◆ Aim of the exercise
Repeat verbatim the lines from the one containing "Output the Python" to the one containing "y_ticks = [-15, -10, -5, 5, 10]", ends included, minus any pictures.

◆ Raw records
——————

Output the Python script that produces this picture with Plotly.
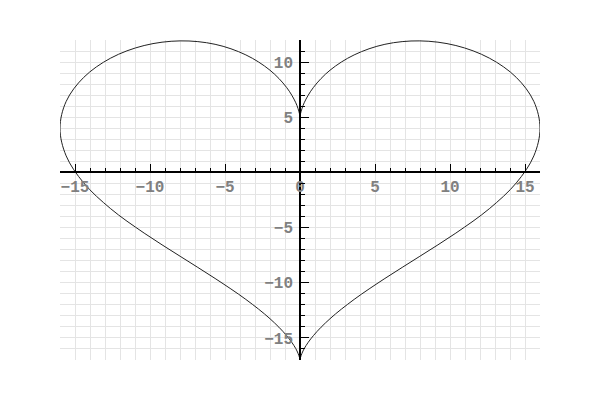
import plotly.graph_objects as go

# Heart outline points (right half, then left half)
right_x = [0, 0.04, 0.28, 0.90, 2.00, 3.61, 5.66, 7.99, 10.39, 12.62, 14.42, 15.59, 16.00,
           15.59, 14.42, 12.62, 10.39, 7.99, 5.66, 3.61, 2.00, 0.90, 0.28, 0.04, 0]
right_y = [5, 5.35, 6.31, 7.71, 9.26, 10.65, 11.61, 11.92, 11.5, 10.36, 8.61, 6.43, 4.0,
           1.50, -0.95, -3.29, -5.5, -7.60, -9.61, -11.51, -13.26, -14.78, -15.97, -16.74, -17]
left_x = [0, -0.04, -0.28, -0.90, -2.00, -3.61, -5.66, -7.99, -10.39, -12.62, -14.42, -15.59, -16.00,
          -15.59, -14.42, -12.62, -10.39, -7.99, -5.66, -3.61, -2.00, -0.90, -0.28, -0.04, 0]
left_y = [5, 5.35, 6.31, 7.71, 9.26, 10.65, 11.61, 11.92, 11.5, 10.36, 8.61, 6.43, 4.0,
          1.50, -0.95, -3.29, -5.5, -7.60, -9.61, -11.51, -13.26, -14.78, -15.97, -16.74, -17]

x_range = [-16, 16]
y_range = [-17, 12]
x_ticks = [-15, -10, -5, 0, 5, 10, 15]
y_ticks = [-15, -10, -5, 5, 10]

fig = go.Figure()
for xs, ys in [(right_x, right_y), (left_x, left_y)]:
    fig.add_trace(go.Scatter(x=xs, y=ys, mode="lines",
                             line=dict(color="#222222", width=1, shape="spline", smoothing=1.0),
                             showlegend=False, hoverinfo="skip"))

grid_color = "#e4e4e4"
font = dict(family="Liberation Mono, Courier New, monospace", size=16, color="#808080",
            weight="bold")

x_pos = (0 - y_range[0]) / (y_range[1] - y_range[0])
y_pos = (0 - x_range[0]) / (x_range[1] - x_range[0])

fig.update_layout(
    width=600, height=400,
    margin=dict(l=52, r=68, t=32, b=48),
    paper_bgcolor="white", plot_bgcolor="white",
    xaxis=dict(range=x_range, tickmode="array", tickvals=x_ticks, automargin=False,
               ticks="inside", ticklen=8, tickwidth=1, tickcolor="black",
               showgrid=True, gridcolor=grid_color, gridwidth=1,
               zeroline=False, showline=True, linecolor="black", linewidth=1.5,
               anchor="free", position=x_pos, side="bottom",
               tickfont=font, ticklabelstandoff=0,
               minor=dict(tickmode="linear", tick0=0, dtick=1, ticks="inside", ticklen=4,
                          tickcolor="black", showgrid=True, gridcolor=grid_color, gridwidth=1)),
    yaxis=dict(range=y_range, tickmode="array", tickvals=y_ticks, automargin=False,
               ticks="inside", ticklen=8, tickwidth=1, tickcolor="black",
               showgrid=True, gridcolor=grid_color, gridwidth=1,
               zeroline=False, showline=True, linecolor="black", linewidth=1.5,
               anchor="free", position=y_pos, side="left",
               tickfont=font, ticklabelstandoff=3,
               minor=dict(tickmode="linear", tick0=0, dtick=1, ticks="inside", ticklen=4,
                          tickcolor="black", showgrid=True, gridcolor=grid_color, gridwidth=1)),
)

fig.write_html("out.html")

——————

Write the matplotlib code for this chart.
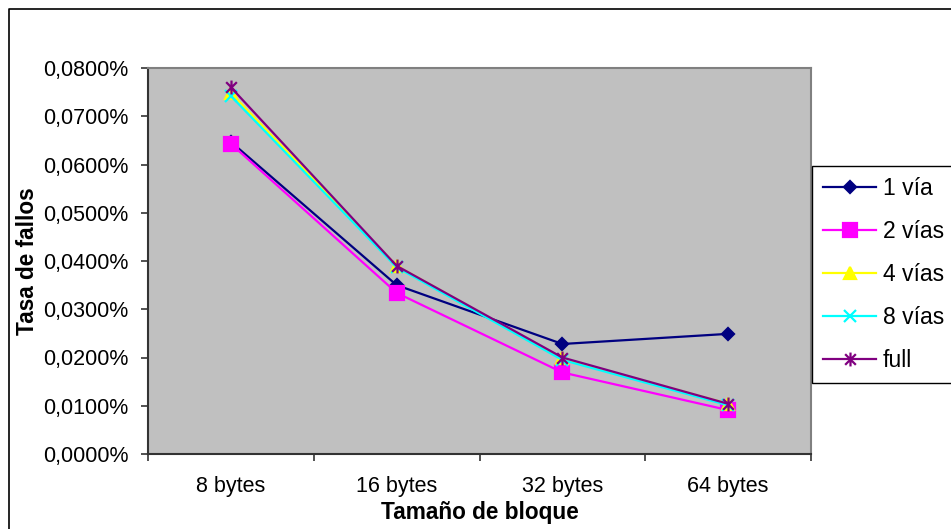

——————

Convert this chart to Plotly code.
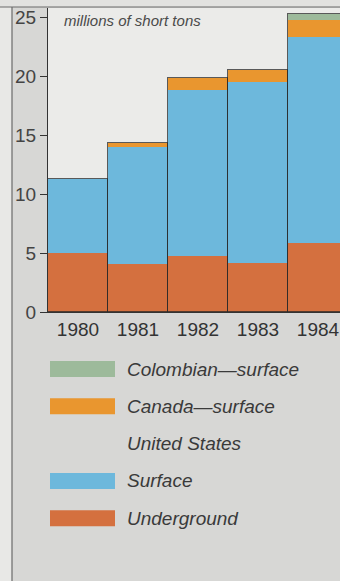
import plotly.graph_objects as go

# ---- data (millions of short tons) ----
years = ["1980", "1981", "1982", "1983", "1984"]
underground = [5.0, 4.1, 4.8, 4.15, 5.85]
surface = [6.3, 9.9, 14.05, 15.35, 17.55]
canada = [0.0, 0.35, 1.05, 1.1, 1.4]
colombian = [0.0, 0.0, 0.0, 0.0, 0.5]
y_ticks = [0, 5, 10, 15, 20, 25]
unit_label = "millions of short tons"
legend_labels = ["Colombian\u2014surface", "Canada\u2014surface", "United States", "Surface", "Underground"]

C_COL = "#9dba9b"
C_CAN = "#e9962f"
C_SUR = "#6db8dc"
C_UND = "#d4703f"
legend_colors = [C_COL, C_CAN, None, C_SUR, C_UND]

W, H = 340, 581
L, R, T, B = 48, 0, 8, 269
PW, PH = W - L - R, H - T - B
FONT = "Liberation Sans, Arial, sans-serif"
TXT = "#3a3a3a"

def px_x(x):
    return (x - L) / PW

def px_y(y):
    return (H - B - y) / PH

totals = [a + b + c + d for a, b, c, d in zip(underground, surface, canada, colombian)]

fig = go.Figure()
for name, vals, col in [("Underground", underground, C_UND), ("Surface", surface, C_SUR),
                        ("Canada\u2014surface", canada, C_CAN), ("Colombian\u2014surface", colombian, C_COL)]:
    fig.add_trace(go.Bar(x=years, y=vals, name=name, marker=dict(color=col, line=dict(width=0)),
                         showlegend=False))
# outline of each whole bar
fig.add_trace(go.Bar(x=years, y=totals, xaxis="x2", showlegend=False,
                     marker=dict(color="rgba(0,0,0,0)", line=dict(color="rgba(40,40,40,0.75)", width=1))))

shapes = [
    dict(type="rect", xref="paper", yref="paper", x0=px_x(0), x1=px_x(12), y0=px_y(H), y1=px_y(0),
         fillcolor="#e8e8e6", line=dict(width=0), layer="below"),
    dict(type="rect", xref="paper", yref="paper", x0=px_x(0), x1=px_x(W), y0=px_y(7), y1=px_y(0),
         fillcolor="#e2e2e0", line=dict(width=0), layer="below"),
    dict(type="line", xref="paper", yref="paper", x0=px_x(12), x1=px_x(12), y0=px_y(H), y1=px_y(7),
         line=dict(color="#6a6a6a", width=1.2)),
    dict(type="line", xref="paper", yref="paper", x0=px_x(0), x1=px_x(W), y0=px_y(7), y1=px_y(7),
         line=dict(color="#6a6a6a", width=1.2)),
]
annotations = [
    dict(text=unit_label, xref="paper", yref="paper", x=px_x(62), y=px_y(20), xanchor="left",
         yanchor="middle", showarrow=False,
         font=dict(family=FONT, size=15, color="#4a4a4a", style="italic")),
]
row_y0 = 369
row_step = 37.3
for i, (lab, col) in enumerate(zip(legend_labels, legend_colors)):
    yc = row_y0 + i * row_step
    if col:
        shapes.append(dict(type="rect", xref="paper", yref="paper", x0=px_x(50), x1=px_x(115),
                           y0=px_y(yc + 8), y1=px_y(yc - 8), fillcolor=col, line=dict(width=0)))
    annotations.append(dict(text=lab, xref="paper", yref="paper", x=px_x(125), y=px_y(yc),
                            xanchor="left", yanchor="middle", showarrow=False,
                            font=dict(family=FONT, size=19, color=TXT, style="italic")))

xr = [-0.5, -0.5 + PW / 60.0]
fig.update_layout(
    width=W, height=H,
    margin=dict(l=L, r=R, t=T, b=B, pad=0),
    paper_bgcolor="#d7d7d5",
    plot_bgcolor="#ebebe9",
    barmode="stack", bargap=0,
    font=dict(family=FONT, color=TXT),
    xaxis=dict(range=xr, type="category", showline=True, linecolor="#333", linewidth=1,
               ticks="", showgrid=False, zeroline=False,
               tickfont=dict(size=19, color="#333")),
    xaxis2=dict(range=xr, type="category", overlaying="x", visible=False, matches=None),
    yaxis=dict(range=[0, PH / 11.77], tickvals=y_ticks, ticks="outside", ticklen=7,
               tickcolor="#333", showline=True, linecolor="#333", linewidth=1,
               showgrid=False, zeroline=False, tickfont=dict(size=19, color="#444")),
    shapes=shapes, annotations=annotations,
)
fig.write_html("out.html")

——————

◆ Result below
Output the Python script that produces this picture with Plotly.
import plotly.graph_objects as go

# Heart outline points (right half, then left half)
right_x = [0, 0.04, 0.28, 0.90, 2.00, 3.61, 5.66, 7.99, 10.39, 12.62, 14.42, 15.59, 16.00,
           15.59, 14.42, 12.62, 10.39, 7.99, 5.66, 3.61, 2.00, 0.90, 0.28, 0.04, 0]
right_y = [5, 5.35, 6.31, 7.71, 9.26, 10.65, 11.61, 11.92, 11.5, 10.36, 8.61, 6.43, 4.0,
           1.50, -0.95, -3.29, -5.5, -7.60, -9.61, -11.51, -13.26, -14.78, -15.97, -16.74, -17]
left_x = [0, -0.04, -0.28, -0.90, -2.00, -3.61, -5.66, -7.99, -10.39, -12.62, -14.42, -15.59, -16.00,
          -15.59, -14.42, -12.62, -10.39, -7.99, -5.66, -3.61, -2.00, -0.90, -0.28, -0.04, 0]
left_y = [5, 5.35, 6.31, 7.71, 9.26, 10.65, 11.61, 11.92, 11.5, 10.36, 8.61, 6.43, 4.0,
          1.50, -0.95, -3.29, -5.5, -7.60, -9.61, -11.51, -13.26, -14.78, -15.97, -16.74, -17]

x_range = [-16, 16]
y_range = [-17, 12]
x_ticks = [-15, -10, -5, 0, 5, 10, 15]
y_ticks = [-15, -10, -5, 5, 10]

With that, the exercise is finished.